In Rabat fragen sich viele, obZeino – und damit die Gelder der KfW – Opfer eines politischen Kuhhandels geworden ist. Chaabi gehört zum Lager der konservativ- nationalistischen Oppositionspartei Istiqlal. War die SNEP-Privatisierung einschließlich der Schutzzölle womöglich der Preis, um die Opposition ruhigzustellen? Und gleichzeitig brachten andere Unternehmer aus dem Umfeld von Verwaltung und herrschendem Parteienbündnis Wifak ungestört ihre Schäfchen ins trockene.

Es gibt genug Ungereimtheiten beim SNEP-Verkauf. Chaabi bewarb sich erst in allerletzter Minute um die Chemiefabrik. Er hatte nicht einmal die Unterlagen eingesehen oder den Betrieb besichtigt. Der Mitbewerber, ein libysch-italienisches Konsortium, war bereit, die SNEP zum gleichen Preis und ohne besondere Schutzvereinbarungen zu kaufen. Doch Chaabi bekam den Zuschlag. „Er ist jetzt auf dem besten Weg, ein Monopol in der gesamten PVC- verarbeitenden Branche aufzubauen“, sagt Zeino.
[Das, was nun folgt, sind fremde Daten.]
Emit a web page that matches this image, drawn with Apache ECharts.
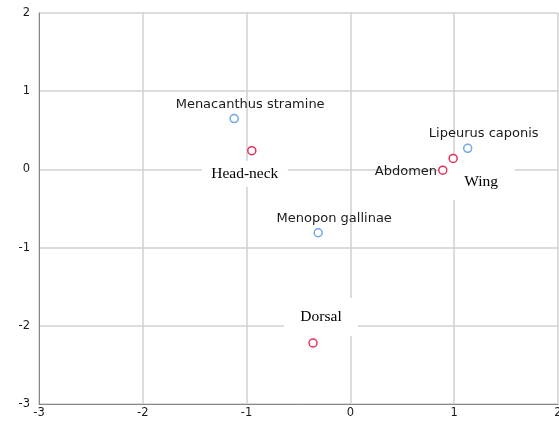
<!DOCTYPE html>
<html>
<head>
<meta charset="utf-8">
<script src="https://cdn.jsdelivr.net/npm/echarts@6/dist/echarts.min.js"></script>
<style>
  html, body { margin: 0; padding: 0; background: #fff; }
  #chart { width: 559px; height: 423px; }
</style>
</head>
<body>
<div id="chart"></div>
<script>
// Row points (species) and column points (body regions) of the correspondence map
const speciesNames = ['Menacanthus stramine', 'Lipeurus caponis', 'Menopon gallinae'];
const speciesX = [-1.12, 1.13, -0.31];
const speciesY = [0.65, 0.27, -0.81];

const regionNames = ['Head-neck', 'Wing', 'Abdomen', 'Dorsal'];
const regionX = [-0.95, 0.99, 0.89, -0.36];
const regionY = [0.24, 0.14, -0.01, -2.22];

const xTicks = [-3, -2, -1, 0, 1, 2];
const yTicks = [-3, -2, -1, 0, 1, 2];

const sansLabel = { fontFamily: 'DejaVu Sans, sans-serif', fontSize: 13, color: '#1a1a1a' };
const serifBox = {
  fontFamily: 'Liberation Serif, Times New Roman, serif', fontSize: 15.5, color: '#000',
  backgroundColor: '#fff', align: 'center', verticalAlign: 'middle'
};

// per-region label placement
const regionLabel = {
  'Head-neck': Object.assign({}, serifBox, { position: 'inside', offset: [-7, 23], width: 86, height: 26 }),
  'Wing': Object.assign({}, serifBox, { position: 'inside', offset: [28, 23], width: 67, height: 37 }),
  'Abdomen': Object.assign({}, sansLabel, { position: 'left', distance: 1, offset: [0, 1] }),
  'Dorsal': Object.assign({}, serifBox, { position: 'inside', offset: [8, -26], width: 74, height: 38 })
};

const speciesData = speciesNames.map((n, i) => ({ name: n, value: [speciesX[i], speciesY[i]] }));
const regionData = regionNames.map((n, i) => ({
  name: n, value: [regionX[i], regionY[i]],
  label: Object.assign({ show: true, formatter: '{b}' }, regionLabel[n])
}));

const chart = echarts.init(document.getElementById('chart'), null, { renderer: 'canvas' });
const axisLabelStyle = { color: '#1a1a1a', fontFamily: 'DejaVu Sans, sans-serif', fontSize: 11.5 };
chart.setOption({
  animation: false,
  grid: { left: 39, right: 1, top: 13, bottom: 19, containLabel: false, outerBoundsMode: 'none' },
  xAxis: {
    type: 'value', min: xTicks[0], max: xTicks[xTicks.length - 1], interval: 1,
    axisLine: { show: true, onZero: false, lineStyle: { color: '#888', width: 1 } },
    axisTick: { show: false },
    axisLabel: Object.assign({ margin: 3 }, axisLabelStyle),
    splitLine: { show: true, lineStyle: { color: '#d0d0d0', width: 1.5 } }
  },
  yAxis: {
    type: 'value', min: yTicks[0], max: yTicks[yTicks.length - 1], interval: 1,
    axisLine: { show: true, onZero: false, lineStyle: { color: '#888', width: 1 } },
    axisTick: { show: false },
    axisLabel: Object.assign({ margin: 9 }, axisLabelStyle),
    splitLine: { show: true, lineStyle: { color: '#d0d0d0', width: 1.5 } }
  },
  series: [
    {
      type: 'scatter', name: 'Species', data: speciesData,
      symbol: 'circle', symbolSize: 8,
      itemStyle: { color: '#fff', borderColor: '#6fa6e6', borderWidth: 1.5, opacity: 1 },
      label: Object.assign({ show: true, formatter: '{b}', position: 'top', distance: 3, offset: [16, 0] }, sansLabel),
      z: 3
    },
    {
      type: 'scatter', name: 'Region', data: regionData,
      symbol: 'circle', symbolSize: 8,
      itemStyle: { color: '#fff', borderColor: '#e0315c', borderWidth: 1.5, opacity: 1 },
      z: 2
    }
  ]
});
</script>
</body>
</html>
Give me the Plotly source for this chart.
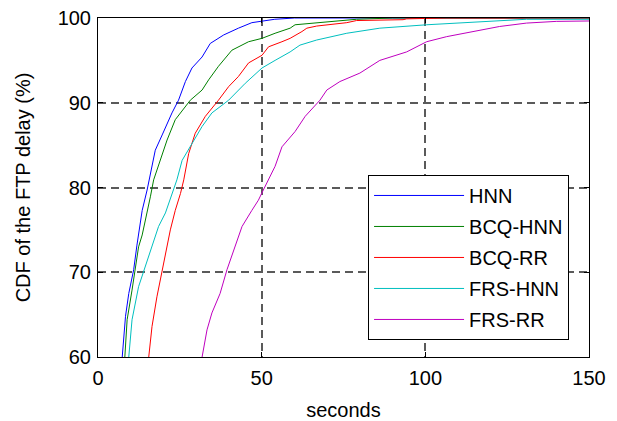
import plotly.graph_objects as go

# ---- data ----
hnn_x = [7.4, 8.4, 9.4, 10.9, 11.9, 13.5, 15.0, 16.5, 17.5, 19.6, 22.6, 24.6, 26.7, 28.7, 31.8, 34.3, 38.4, 42.9, 47.0, 54.0, 60.0, 150.0]
hnn_y = [60.0, 64.8, 67.5, 70.3, 73.2, 77.3, 79.7, 82.5, 84.4, 86.2, 88.8, 90.3, 92.5, 94.1, 95.4, 97.0, 98.0, 98.8, 99.45, 99.85, 100.0, 100.0]

bcq_hnn_x = [8.2, 8.9, 10.4, 11.4, 12.4, 13.5, 15.0, 16.0, 17.0, 19.1, 21.1, 23.6, 25.7, 28.2, 31.8, 33.8, 36.8, 40.9, 46.0, 50.1, 54.1, 58.7, 60.2, 65.8, 72.4, 79.0, 90.0, 150.0]
bcq_hnn_y = [60.0, 64.4, 67.9, 70.3, 73.0, 74.4, 77.0, 78.9, 80.9, 83.2, 85.6, 88.0, 89.1, 90.3, 91.5, 92.7, 94.3, 96.2, 97.2, 97.6, 98.2, 98.8, 99.2, 99.4, 99.6, 99.85, 100.0, 100.0]

bcq_rr_x = [15.5, 16.5, 18.0, 19.6, 20.6, 22.1, 23.6, 25.2, 26.2, 27.7, 29.7, 32.8, 36.8, 39.9, 42.9, 46.0, 50.1, 52.1, 56.2, 58.7, 62.3, 63.8, 66.8, 73.4, 76.0, 79.0, 93.2, 94.3, 106.5, 150.0]
bcq_rr_y = [60.0, 63.6, 67.1, 70.3, 72.2, 75.0, 77.3, 79.3, 80.9, 84.0, 86.4, 88.4, 90.3, 91.9, 93.1, 94.7, 95.6, 96.6, 97.2, 97.6, 98.4, 98.8, 99.05, 99.4, 99.45, 99.7, 99.8, 99.9, 100.0, 100.0]

frs_hnn_x = [9.4, 10.4, 12.4, 14.3, 16.4, 18.5, 20.6, 22.6, 24.1, 25.7, 28.7, 31.8, 34.8, 39.9, 45.0, 50.1, 54.1, 58.7, 61.7, 66.8, 76.0, 86.1, 100.4, 109.5, 121.7, 130.9, 150.0]
frs_hnn_y = [60.0, 64.4, 68.3, 70.6, 73.0, 75.4, 77.0, 79.3, 80.9, 83.2, 85.2, 87.2, 88.8, 90.3, 92.3, 94.1, 95.0, 96.0, 96.8, 97.4, 98.2, 98.8, 99.2, 99.4, 99.6, 99.85, 99.85]

frs_rr_x = [31.8, 33.3, 34.8, 37.3, 39.4, 41.9, 44.0, 47.0, 49.0, 50.5, 52.0, 54.1, 56.2, 60.2, 63.3, 67.8, 69.9, 73.9, 80.0, 86.1, 94.3, 100.4, 106.5, 114.6, 122.7, 130.9, 140.0, 150.0]
frs_rr_y = [60.0, 63.2, 65.2, 67.5, 70.3, 73.0, 75.4, 77.3, 78.5, 79.7, 80.9, 82.5, 84.8, 86.6, 88.4, 90.3, 91.5, 92.5, 93.5, 95.0, 96.0, 97.2, 97.8, 98.4, 99.0, 99.4, 99.6, 99.65]

series_names = ["HNN", "BCQ-HNN", "BCQ-RR", "FRS-HNN", "FRS-RR"]
series_x = [hnn_x, bcq_hnn_x, bcq_rr_x, frs_hnn_x, frs_rr_x]
series_y = [hnn_y, bcq_hnn_y, bcq_rr_y, frs_hnn_y, frs_rr_y]
colors = ["#0000ff", "#008000", "#ff0000", "#00bfbf", "#bf00bf"]

x_ticks = [0, 50, 100, 150]
y_ticks = [60, 70, 80, 90, 100]

FONT = "Arial, Liberation Sans, sans-serif"

fig = go.Figure()
for name, xs, ys, c in zip(series_names, series_x, series_y, colors):
    fig.add_trace(go.Scatter(x=xs, y=ys, mode="lines", name=name,
                             legendgroup=name,
                             line=dict(color=c, width=1)))

axis_common = dict(
    showline=True, linecolor="black", linewidth=1, mirror="ticks",
    ticks="inside", ticklen=5, tickcolor="black",
    showgrid=True, gridcolor="#5a5a5a", griddash="8px,5px", gridwidth=1.5,
    zeroline=False, automargin=False,
    tickfont=dict(family=FONT, size=20, color="black"),
)

fig.update_layout(
    width=617, height=421,
    margin=dict(l=97.5, r=27.5, t=18, b=64),
    paper_bgcolor="white", plot_bgcolor="white",
    font=dict(family=FONT, size=20, color="black"),
    xaxis=dict(range=[0, 150], tickvals=x_ticks, ticklabelstandoff=3,
               title=dict(text="seconds", font=dict(family=FONT, size=20), standoff=17),
               **axis_common),
    yaxis=dict(range=[60, 100], tickvals=y_ticks, ticklabelstandoff=2,
               title=dict(text="CDF of the FTP delay (%)", font=dict(family=FONT, size=20), standoff=21),
               **axis_common),
    legend=dict(x=0.55, y=0.537, xanchor="left", yanchor="top",
                bgcolor="white", bordercolor="black", borderwidth=1,
                font=dict(family=FONT, size=20, color="black"),
                tracegroupgap=2, itemwidth=90),
    showlegend=True,
)

fig.write_html("out.html",
               config={"displayModeBar": False},
               post_script="document.body.style.margin='0px';document.body.style.overflow='hidden';")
So bietet Dimatit SA in Casablanca, eine der unzähligen Firmen Chaabis, PVC- Rohre weit unter dem Preis an, der für MGG die Selbstkosten ist. Einen weiteren Rohrhersteller, der früher mehrheitlich zu Shell-International gehörte, hat Chaabi vor Monaten gekauft. Bleibt die MGG. Sollte sie schließen, hielte Chaabi 85 Prozent der marokkanischen Produktion.

Auch Bonn möchte sich das Vorzeigeprojekt MGG nicht so einfach kaputtmachen lassen. Zwar muß Zeino die Einlagen der KfW zurückzahlen – eine Schuldenstreichung sehen die Vergabekriterien nur dann vor, wenn das Projekt aus technischen Gründen fehlschlägt –, doch es geht um das Prestige bundesdeutscher Entwicklungspoltik. In einem scharf abgefaßten Brief verlangte Botschafter Herwig Bartels vom königlichen Wirtschaftsberater André Azoulay eine Überprüfung des Falles. Der Staatsminister im Auswärtigen Amt, Helmut Schäfer, schloß sich auf einer Pressekonferenz anläßlich eines Rabat-Besuchs im Juni dieser Bitte an.

Doch der einflußreiche Mann aus dem Kabinett von Hassan II. leitete das Schreiben kurzerhand an das Handelsministerium weiter, das Zeino bereits Jahre zuvor hatte abblitzen lassen.

Nur einmal reagierte die marokkanische Verwaltung prompt – als die MGG einen Antrag auf Schließung stellte. „Wir warten bis heute auf die Antwort des zuständigen Zivilgouverneurs. Statt dessen rief uns nur drei Tage später jemand aus dem Arbeitsministerium an und teilte uns mit, daß wir auf gar keinen Fall die Genehmigung bekämen, die Firma aus dem Register zu streichen“, sagt Zeino. Was angeblich die Interessen der Beschäftigten schützen soll, heißt für Zeino, daß er auch dann die Gewerbesteuern weiterbezahlen muß, wenn er seine Zelte in Rabat endgültig abbrechen sollte. Verwaltungsgerichte, wie sie in anderen Ländern über die Affäre MGG entscheiden könnten, befinden sich im Aufbau. „Ich weiß wirklich nicht mehr weiter“, resümiert der deutsch-syrische Unternehmer.